Sadly I do remember the WW2 sirens and diving into the Anderson shelter, also in my first year or so at school. There was a siren on top of the police box in Petts Wood. I also remember all our back windows being blown in when I bomb landed somewhere nearby.

My grandparents smallholding had a double sized Anderson shelter which after the war they used to store apples - I will never forget that smell. There were several houses bombed in their road and I remember watching them being rebuilt, one of the workers gave me a piece of sausage sandwich - a new experience for me.

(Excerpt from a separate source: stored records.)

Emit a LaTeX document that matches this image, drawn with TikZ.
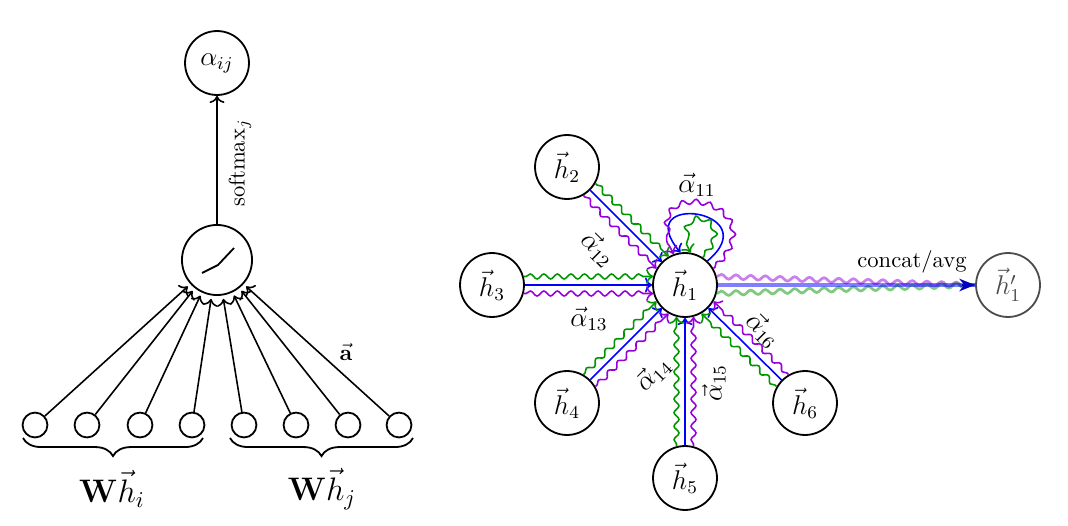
\documentclass[tikz,border=0pt]{standalone}
\usepackage{amsmath}
\usetikzlibrary{decorations.pathreplacing,decorations.pathmorphing,arrows.meta}
\definecolor{mygreen}{RGB}{0,150,0}
\definecolor{mypurple}{RGB}{150,0,220}
\begin{document}
\begin{tikzpicture}[x=0.4425pt,y=0.4425pt,
  bignode/.style={circle,draw,thick,minimum size=28.3pt,inner sep=0pt,font=\large},
  midnode/.style={circle,draw,thick,minimum size=31pt,inner sep=0pt},
  unitnode/.style={circle,draw,thick,minimum size=11pt,inner sep=0pt},
  edgelabel/.style={font=\large,inner sep=1pt},
  inarrow/.style={->,line width=0.7pt},
  bluearr/.style={->,line width=0.7pt,blue},
  wavy/.style={->,line width=0.7pt,decorate,decoration={snake,amplitude=1.1pt,segment length=6pt,post length=3pt,pre length=1pt}},
  greenarr/.style={wavy,mygreen},
  purplearr/.style={wavy,mypurple},
  catwave/.style={opacity=0.5,line width=1.2pt,decorate,decoration={snake,amplitude=1pt,segment length=6.5pt}},
  bracestyle/.style={thick,decorate,decoration={brace,mirror,amplitude=8pt}}
]
\useasboundingbox (0,0) rectangle (1068,525);

% ---------- left part ----------
\node[bignode] (alpha) at (217,462) {$\alpha_{ij}$};
\node[midnode] (mid) at (217,265) {};
\draw[thick] (mid.center) ++(-15,-13) -- ++(16,8) -- ++(16,17);
\draw[inarrow] (mid) -- (alpha);
\node[rotate=90] (sm) at (240,362) {softmax$_j$};

\foreach \i/\x in {1/35,2/87,3/140,4/192,5/244,6/296,7/348,8/399}{
  \node[unitnode] (u\i) at (\x,100) {};
  \draw[inarrow,shorten >=1.5pt] (u\i) -- (mid);
}
\node (avec) at (346,173) {$\vec{\mathbf{a}}$};

\coordinate (bl1) at (23,87);
\coordinate (bl2) at (203,87);
\coordinate (br1) at (230,87);
\coordinate (br2) at (413,87);
\draw[bracestyle] (bl1) -- (bl2);
\draw[bracestyle] (br1) -- (br2);
\node[font=\Large] (whi) at (112,36) {$\mathbf{W}\vec{h}_i$};
\node[font=\Large] (whj) at (322,36) {$\mathbf{W}\vec{h}_j$};

% ---------- right part ----------
\node[bignode] (h1) at (685,240) {$\vec{h}_1$};
\node[bignode] (h2) at (567,358) {$\vec{h}_2$};
\node[bignode] (h3) at (492,240) {$\vec{h}_3$};
\node[bignode] (h4) at (567,122) {$\vec{h}_4$};
\node[bignode] (h5) at (685,47) {$\vec{h}_5$};
\node[bignode] (h6) at (805,122) {$\vec{h}_6$};
\node[bignode,opacity=0.7] (h1p) at (1008,240) {$\vec{h}'_1$};

% h2
\draw[bluearr] (h2) -- (h1);
\draw[greenarr] (h2.330) -- (h1.120);
\draw[purplearr] (h2.300) -- (h1.150);
% h3
\draw[bluearr] (h3) -- (h1);
\draw[greenarr] (h3.15) -- (h1.165);
\draw[purplearr] (h3.345) -- (h1.195);
% h4
\draw[bluearr] (h4) -- (h1);
\draw[greenarr] (h4.60) -- (h1.210);
\draw[purplearr] (h4.30) -- (h1.240);
% h5
\draw[bluearr] (h5) -- (h1);
\draw[greenarr] (h5.105) -- (h1.255);
\draw[purplearr] (h5.75) -- (h1.285);
% h6
\draw[bluearr] (h6) -- (h1);
\draw[greenarr] (h6.150) -- (h1.300);
\draw[purplearr] (h6.120) -- (h1.330);

% self loops
\draw[bluearr] (h1.47) .. controls +(40:80) and +(130:80) .. (h1.98);
\draw[greenarr] (h1.57) .. controls +(50:55) and +(120:55) .. (h1.80);
\draw[purplearr] (h1.30) .. controls +(45:95) and +(120:95) .. (h1.110);

% labels
\node[edgelabel] (a11) at (697,340) {$\vec{\alpha}_{11}$};
\node[edgelabel,rotate=-45] (a12) at (598,276) {$\vec{\alpha}_{12}$};
\node[edgelabel] (a13) at (589,206) {$\vec{\alpha}_{13}$};
\node[edgelabel,rotate=45] (a14) at (653,151) {$\vec{\alpha}_{14}$};
\node[edgelabel,rotate=90] (a15) at (714,142) {$\vec{\alpha}_{15}$};
\node[edgelabel,rotate=-45] (a16) at (763,195) {$\vec{\alpha}_{16}$};

% concat / avg
\draw[mypurple,catwave] (h1.15) -- (h1p.west);
\draw[mygreen,catwave] (h1.-15) -- (h1p.west);
\draw[blue,opacity=0.5,line width=1.5pt] (h1) -- (h1p);
\draw[blue!75!black,line width=1.2pt,shorten <=108pt,-{Stealth[length=7pt,width=5.5pt]}] (h1) -- (h1p);
\node (cat) at (912,263) {concat/avg};
\end{tikzpicture}
\end{document}
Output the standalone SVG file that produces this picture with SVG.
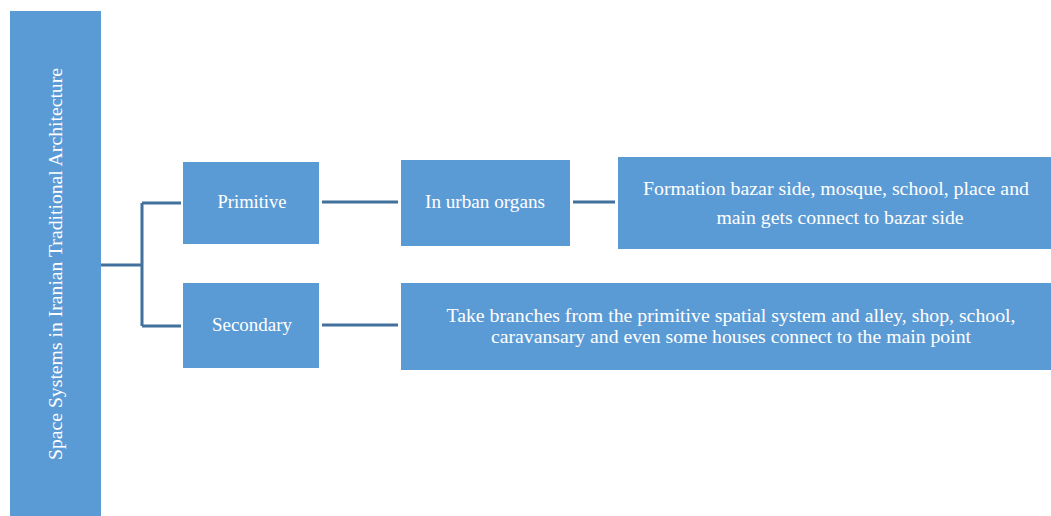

My grandmother supplied a lot of the houses with eggs, she had two big sheds of hens. I remember the money box on the window sill and pile of coupons. They also grew some beautiful fruit there, I remember the juicy Victoria plums, greengages and lots of other fruit, I used to gorge myself down there in the summer. There was a big cherry tree which grew over the tool shed, you could stand on the roof and stuff your self with them. All the fruit was delicious, not like the rubbish you get at the supermarket today, but this was in Kent, that's the place for fruit, doesn't grow so well here.

Their smallholding was in Bromley, a long strip of land between the houses and the Victoria railway line near Bromley south station, they used to get most of their living from that, could have been out in the country to me.

When I started work in 1954 it was in London, Cheapside, and about half of the houses in the road had been bombed out so there was a huge area that you could park on - if you were rich enough to be able to afford a car. We had a ford Thames 10cwt van at the shop, the one with the engine off centre with one long and one short half shaft, not strictly half shafts of course. My word that was a long time ago, who would have thought then that they would be doing away with IC engines now.